La plastica per esempio avrà sempre più cicli di riutilizzo, ma sono tantissimi i prodotti che si avvalgono parzialmente di processi di riciclo e riutilizzo.

Il processo è simile a quello avviato per l’energia: quanto più riusciamo a produrre al nostro interno, tanto meno dipendiamo da altri.

In questo sono convinto che il sistema delle filiere aiuterà.

Perché?

Gli attori di una filiera sono in grado insieme di riutilizzare o gli scarti produttivi o i materiali già in commercio per fare in modo che possano diventare a loro volta materia prima per i loro cicli produttivi e su questo il nostro sistema produttivo è molto avanti.

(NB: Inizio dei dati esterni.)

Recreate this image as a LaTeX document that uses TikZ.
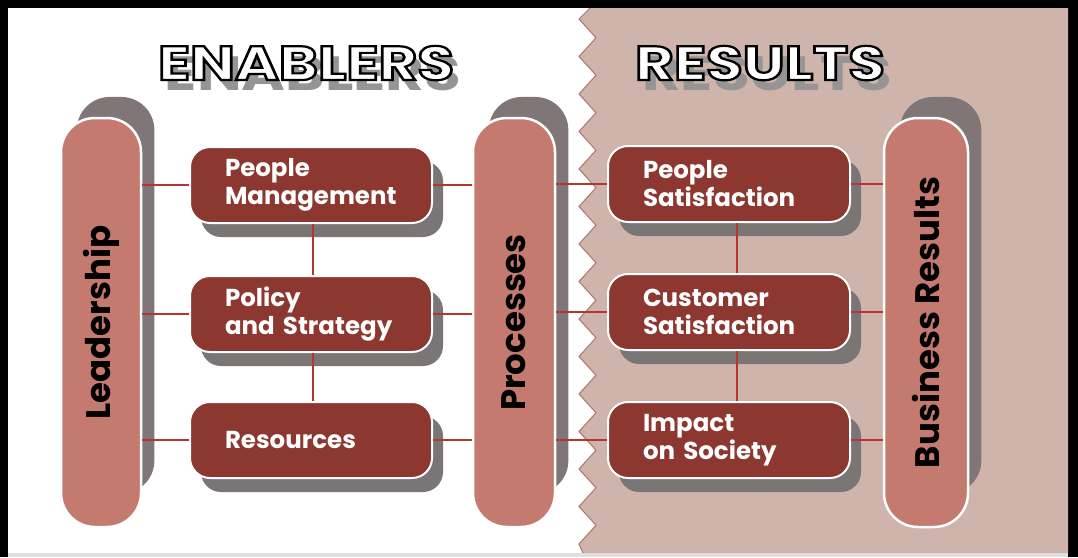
\documentclass[tikz,border=0pt]{standalone}
\usepackage{fontspec}
\setmainfont{Poppins}
\usetikzlibrary{shadows}
\definecolor{pinkbg}{RGB}{206,180,171}
\definecolor{pinkedge}{RGB}{172,118,108}
\definecolor{pillred}{RGB}{196,122,110}
\definecolor{pillgray}{RGB}{128,118,120}
\definecolor{boxred}{RGB}{140,56,48}
\definecolor{boxgray}{RGB}{122,118,118}
\definecolor{linkred}{RGB}{184,52,46}
\definecolor{titlegray}{RGB}{150,148,148}
% outlined letters: fill white, stroke black
\newcommand{\outlined}[1]{\textcolor{white}{\special{pdf:literal direct 0 0 0 RG 2.2 w 2 Tr}#1\special{pdf:literal direct 0 Tr}}}
\tikzset{
	pill/.style={draw=white, line width=2.5pt, fill=pillred, rounded corners=34pt, minimum width=80pt, minimum height=409pt, inner sep=0pt, font=\fontsize{34}{34}\selectfont\bfseries, drop shadow={shadow xshift=15pt, shadow yshift=28pt, shadow scale=0.97, fill=pillgray, opacity=1}},
	stage/.style={draw=white, line width=2pt, fill=boxred, rounded corners=20pt, minimum width=242pt, minimum height=76pt, text width=172pt, inner xsep=35pt, align=left, text=white, font=\fontsize{24.5}{28}\selectfont\bfseries, drop shadow={shadow xshift=11pt, shadow yshift=-14pt, fill=boxgray, opacity=1}},
	link/.style={draw=linkred, line width=2.5pt},
	title/.style={font=\fontsize{48}{48}\selectfont\bfseries, anchor=base, inner sep=0pt}
}
\begin{document}
\begin{tikzpicture}[x=1pt,y=-1pt]
	% Frame
	\useasboundingbox (0,0) rectangle (1078,557);
	\fill [black] (0,0) rectangle (1078,557);
	\fill [white] (8,8) rectangle (1068,553);
	\fill [black!12] (8,553) rectangle (1068,557);
	% Results side
	\fill [pinkbg] (590,8) \foreach \k in {0,...,13} { -- (579,{19+37.5*\k}) -- (596,{37.75+37.5*\k}) } -- (579,544) -- (583,553) -- (1068,553) -- (1068,8) -- cycle;
	\draw [pinkedge, line width=1pt] (590,8) \foreach \k in {0,...,13} { -- (579,{19+37.5*\k}) -- (596,{37.75+37.5*\k}) } -- (579,544) -- (583,553);
	% Titles
	\node [title, text=titlegray] (enshadow) at (313,90) {\scalebox{1.24}[1]{ENABLERS}};
	\node [title] (enablers) at (306,80) {\scalebox{1.24}[1]{\outlined{ENABLERS}}};
	\node [title, text=titlegray] (reshadow) at (767,90) {\scalebox{1.24}[1]{RESULTS}};
	\node [title] (results) at (760,80) {\scalebox{1.24}[1]{\outlined{RESULTS}}};
	% Pillars
	\node [pill] (lead) at (101,322.5) {\rotatebox{90}{Leadership}};
	\node [pill, minimum width=82pt] (proc) at (514,322.5) {\rotatebox{90}{Processes}};
	\node [pill, minimum width=84pt] (bres) at (926,322.5) {\rotatebox{90}{Business Results}};
	% Enablers
	\node [stage] (pm) at (311,185) {People\\Management};
	\node [stage] (pstr) at (311,314) {Policy\\and Strategy};
	\node [stage] (res) at (311,440) {Resources};
	% Results
	\node [stage] (psat) at (729,184) {People\\Satisfaction};
	\node [stage] (csat) at (729,312) {Customer\\Satisfaction};
	\node [stage] (impact) at (729,440) {Impact\\on Society};
	% Links
	\foreach \b/\r in {pm/psat, pstr/csat, res/impact} {
		\draw [link] (lead.east |- \b.west) -- (\b.west);
		\draw [link] (\b.east) -- (\b.east -| proc.west);
		\draw [link] (proc.east |- \r.west) -- (\r.west);
		\draw [link] (\r.east) -- (\r.east -| bres.west);
	}
	\draw [link] ([xshift=2pt]pm.south) -- ([xshift=2pt]pstr.north);
	\draw [link] ([xshift=2pt]pstr.south) -- ([xshift=2pt]res.north);
	\draw [link] ([xshift=8pt]psat.south) -- ([xshift=8pt]csat.north);
	\draw [link] ([xshift=8pt]csat.south) -- ([xshift=8pt]impact.north);
\end{tikzpicture}
\end{document}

Per esempio la decisione di limitare l’esportazione di rottame italiano ci consente di avere quello che per le fonderie diventa materia prima.

Questo forse ha contribuito in parte a una mitigazione dei prezzi dei materiali, che però ancora incidono molto sul manifatturiero, quali sono le previsioni?

Gran parte dell’aumento dei singoli prodotti deriva dall’inflazione dovuta per il 75% dall’aumento dell’energia e in questo meccanismo c’è tanta speculazione finanziaria. Questo è il tema più importante: non possiamo pensare di pianificare il futuro del manifatturiero permettendo alla finanza di influenzare le materie prime.

Chiusi i bilanci del 2021, le imprese in parte hanno retto la crisi, grazie anche ai ristori e ai crediti ricevuti; a fronte di una certa liquidità, stanno investendo per crescere?

Sì, sempre. Parte della liquidità delle aziende è a prestito e morata ed è su quella parte che bisogna allungare il percorso di ammortamento dei prestiti. Il tema del credito è fondamentale: i nuovi parametri prevedono che difficilmente ci sarà ancora una elevata disponibilità creditizia. Le nostre proposte sono sul tavolo del Governo.

Come Regione abbiamo messo a terra tutte le risorse a disposizione e le aziende hanno investito guardando al futuro. M. Gis.